▶ SOURCE EXCERPT
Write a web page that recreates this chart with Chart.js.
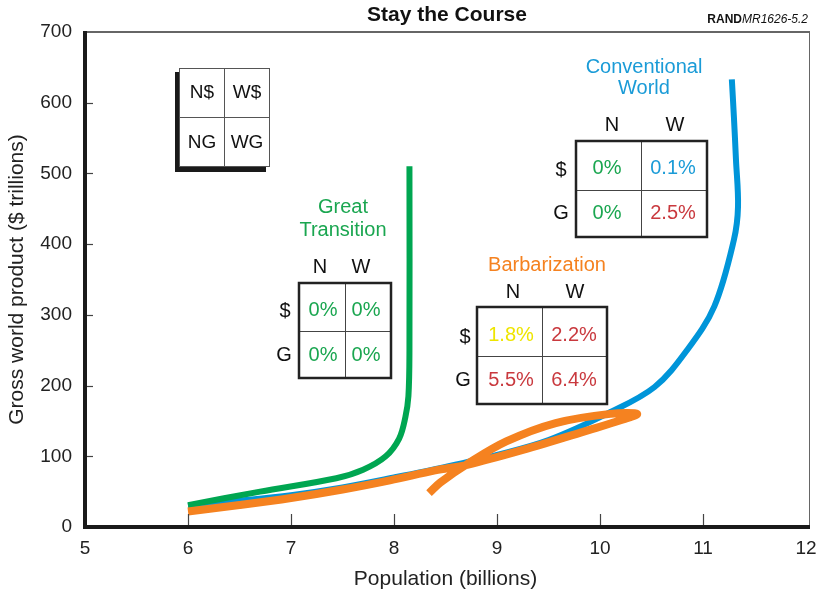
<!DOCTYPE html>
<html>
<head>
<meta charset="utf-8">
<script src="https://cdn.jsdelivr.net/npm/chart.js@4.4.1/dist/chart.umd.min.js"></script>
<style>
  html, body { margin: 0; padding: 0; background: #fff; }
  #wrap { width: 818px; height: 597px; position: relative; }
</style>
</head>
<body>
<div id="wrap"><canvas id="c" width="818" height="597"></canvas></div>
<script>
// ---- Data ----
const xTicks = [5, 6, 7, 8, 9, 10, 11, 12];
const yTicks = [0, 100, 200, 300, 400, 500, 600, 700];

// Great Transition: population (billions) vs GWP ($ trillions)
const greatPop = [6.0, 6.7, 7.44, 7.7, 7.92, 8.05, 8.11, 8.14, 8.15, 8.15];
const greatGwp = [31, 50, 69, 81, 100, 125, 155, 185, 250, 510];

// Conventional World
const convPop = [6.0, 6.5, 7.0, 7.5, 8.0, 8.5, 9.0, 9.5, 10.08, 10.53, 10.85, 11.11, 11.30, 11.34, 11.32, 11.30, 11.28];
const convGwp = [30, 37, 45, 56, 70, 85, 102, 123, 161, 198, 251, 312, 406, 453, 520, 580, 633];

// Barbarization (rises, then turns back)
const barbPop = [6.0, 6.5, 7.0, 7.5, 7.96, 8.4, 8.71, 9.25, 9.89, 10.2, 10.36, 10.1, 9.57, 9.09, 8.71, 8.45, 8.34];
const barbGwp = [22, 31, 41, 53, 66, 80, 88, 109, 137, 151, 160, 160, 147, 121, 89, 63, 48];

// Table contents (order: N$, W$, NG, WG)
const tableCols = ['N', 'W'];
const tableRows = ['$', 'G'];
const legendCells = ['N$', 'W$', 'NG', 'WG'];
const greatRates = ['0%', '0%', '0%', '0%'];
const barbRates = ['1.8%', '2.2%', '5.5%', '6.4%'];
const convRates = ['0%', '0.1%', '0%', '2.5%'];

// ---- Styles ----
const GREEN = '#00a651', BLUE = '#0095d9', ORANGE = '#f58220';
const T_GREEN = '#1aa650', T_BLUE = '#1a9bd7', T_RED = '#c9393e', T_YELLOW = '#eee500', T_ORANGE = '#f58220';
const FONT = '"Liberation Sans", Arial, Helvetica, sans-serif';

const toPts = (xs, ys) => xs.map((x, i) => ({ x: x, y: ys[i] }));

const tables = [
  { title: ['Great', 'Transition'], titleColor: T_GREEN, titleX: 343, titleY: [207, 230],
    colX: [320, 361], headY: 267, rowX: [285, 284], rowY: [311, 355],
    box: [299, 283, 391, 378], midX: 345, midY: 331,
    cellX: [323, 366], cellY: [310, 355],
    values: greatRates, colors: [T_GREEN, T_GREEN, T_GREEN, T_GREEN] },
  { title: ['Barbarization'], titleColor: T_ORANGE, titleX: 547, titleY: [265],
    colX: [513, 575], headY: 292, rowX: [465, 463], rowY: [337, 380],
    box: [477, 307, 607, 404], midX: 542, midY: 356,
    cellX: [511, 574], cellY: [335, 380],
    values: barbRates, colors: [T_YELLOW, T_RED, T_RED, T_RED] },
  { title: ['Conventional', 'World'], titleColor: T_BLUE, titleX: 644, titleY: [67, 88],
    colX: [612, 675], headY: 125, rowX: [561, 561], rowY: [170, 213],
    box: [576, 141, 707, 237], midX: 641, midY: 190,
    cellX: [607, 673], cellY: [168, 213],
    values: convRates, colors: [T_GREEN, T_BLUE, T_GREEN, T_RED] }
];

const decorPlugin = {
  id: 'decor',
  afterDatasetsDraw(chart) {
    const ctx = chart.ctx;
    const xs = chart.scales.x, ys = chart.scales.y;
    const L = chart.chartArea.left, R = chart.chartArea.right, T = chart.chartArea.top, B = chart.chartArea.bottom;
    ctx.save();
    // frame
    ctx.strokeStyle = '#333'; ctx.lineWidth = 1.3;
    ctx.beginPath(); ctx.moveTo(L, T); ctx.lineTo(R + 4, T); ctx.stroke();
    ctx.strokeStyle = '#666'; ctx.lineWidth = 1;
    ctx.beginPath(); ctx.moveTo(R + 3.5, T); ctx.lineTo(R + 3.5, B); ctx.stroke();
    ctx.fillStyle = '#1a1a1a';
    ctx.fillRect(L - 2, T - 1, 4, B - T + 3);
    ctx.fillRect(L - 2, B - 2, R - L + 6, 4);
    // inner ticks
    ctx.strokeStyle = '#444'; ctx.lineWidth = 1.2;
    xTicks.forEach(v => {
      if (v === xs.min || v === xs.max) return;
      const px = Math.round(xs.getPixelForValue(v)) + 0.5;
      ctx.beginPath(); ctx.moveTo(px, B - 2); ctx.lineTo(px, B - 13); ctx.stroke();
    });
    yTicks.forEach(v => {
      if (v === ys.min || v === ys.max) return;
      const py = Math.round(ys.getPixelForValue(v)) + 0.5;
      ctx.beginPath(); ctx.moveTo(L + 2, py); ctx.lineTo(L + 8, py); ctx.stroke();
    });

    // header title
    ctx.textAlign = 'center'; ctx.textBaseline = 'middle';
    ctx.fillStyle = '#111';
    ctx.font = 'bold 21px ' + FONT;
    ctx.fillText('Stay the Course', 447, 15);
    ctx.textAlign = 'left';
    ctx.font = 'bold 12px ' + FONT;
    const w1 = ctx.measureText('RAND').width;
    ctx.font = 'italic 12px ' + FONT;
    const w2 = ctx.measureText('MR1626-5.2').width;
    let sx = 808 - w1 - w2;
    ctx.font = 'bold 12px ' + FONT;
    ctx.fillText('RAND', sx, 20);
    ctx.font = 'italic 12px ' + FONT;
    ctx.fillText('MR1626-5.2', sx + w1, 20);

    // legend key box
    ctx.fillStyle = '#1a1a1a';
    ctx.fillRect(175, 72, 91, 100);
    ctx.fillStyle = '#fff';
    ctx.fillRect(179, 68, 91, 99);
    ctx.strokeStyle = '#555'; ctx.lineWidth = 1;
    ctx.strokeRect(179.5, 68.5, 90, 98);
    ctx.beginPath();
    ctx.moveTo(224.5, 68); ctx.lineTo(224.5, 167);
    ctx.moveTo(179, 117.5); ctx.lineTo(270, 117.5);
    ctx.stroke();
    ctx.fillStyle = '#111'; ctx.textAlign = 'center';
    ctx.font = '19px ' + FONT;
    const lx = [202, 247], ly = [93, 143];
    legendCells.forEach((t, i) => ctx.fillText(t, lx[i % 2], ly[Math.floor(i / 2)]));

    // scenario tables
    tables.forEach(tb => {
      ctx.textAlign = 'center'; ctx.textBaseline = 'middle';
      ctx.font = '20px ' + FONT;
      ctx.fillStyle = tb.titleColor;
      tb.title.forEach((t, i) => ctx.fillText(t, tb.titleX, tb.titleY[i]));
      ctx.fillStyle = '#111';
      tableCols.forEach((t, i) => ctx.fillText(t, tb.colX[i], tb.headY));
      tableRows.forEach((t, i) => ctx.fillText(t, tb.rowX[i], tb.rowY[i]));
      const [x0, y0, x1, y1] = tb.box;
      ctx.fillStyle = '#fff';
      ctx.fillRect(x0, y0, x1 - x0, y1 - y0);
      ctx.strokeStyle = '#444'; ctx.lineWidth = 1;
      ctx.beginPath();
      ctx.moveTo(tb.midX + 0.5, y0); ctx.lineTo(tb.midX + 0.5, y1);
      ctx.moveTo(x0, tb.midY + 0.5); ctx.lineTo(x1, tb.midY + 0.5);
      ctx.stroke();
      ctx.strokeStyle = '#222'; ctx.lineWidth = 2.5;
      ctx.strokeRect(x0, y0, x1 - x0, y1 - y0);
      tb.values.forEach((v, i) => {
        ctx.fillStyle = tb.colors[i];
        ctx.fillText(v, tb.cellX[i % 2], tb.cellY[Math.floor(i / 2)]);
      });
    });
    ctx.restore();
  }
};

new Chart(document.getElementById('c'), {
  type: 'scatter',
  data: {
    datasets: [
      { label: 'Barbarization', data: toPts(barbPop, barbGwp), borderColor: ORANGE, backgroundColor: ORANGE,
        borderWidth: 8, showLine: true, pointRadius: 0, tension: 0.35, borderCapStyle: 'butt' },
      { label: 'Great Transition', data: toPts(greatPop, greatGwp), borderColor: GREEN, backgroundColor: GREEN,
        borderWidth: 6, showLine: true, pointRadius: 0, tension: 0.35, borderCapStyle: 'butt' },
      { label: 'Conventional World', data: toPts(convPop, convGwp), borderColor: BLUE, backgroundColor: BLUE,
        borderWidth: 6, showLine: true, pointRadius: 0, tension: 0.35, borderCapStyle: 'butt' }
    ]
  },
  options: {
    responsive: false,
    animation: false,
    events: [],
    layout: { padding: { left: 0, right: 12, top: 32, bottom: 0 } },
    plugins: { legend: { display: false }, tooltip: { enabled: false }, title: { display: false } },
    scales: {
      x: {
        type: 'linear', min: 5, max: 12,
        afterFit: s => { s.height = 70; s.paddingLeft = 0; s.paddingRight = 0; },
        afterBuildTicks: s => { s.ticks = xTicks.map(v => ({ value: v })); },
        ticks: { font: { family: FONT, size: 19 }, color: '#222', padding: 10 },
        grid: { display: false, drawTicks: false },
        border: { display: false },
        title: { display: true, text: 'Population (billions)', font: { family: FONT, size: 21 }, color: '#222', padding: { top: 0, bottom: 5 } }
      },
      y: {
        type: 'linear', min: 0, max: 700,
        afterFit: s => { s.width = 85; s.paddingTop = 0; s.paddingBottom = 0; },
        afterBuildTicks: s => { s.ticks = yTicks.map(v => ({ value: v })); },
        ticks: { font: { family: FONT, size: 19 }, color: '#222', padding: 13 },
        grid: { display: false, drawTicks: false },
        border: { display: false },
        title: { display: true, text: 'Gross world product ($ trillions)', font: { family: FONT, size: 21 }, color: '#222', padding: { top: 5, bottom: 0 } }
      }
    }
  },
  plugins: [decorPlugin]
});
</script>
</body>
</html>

▶ WHAT TO PRODUCE
Return only the lines from the start of the data through the line that contains "89, 63, 48];", please, copying them exactly and omitting all pictures.

▶ EXPECTED ANSWER
Write a web page that recreates this chart with Chart.js.
<!DOCTYPE html>
<html>
<head>
<meta charset="utf-8">
<script src="https://cdn.jsdelivr.net/npm/chart.js@4.4.1/dist/chart.umd.min.js"></script>
<style>
  html, body { margin: 0; padding: 0; background: #fff; }
  #wrap { width: 818px; height: 597px; position: relative; }
</style>
</head>
<body>
<div id="wrap"><canvas id="c" width="818" height="597"></canvas></div>
<script>
// ---- Data ----
const xTicks = [5, 6, 7, 8, 9, 10, 11, 12];
const yTicks = [0, 100, 200, 300, 400, 500, 600, 700];

// Great Transition: population (billions) vs GWP ($ trillions)
const greatPop = [6.0, 6.7, 7.44, 7.7, 7.92, 8.05, 8.11, 8.14, 8.15, 8.15];
const greatGwp = [31, 50, 69, 81, 100, 125, 155, 185, 250, 510];

// Conventional World
const convPop = [6.0, 6.5, 7.0, 7.5, 8.0, 8.5, 9.0, 9.5, 10.08, 10.53, 10.85, 11.11, 11.30, 11.34, 11.32, 11.30, 11.28];
const convGwp = [30, 37, 45, 56, 70, 85, 102, 123, 161, 198, 251, 312, 406, 453, 520, 580, 633];

// Barbarization (rises, then turns back)
const barbPop = [6.0, 6.5, 7.0, 7.5, 7.96, 8.4, 8.71, 9.25, 9.89, 10.2, 10.36, 10.1, 9.57, 9.09, 8.71, 8.45, 8.34];
const barbGwp = [22, 31, 41, 53, 66, 80, 88, 109, 137, 151, 160, 160, 147, 121, 89, 63, 48];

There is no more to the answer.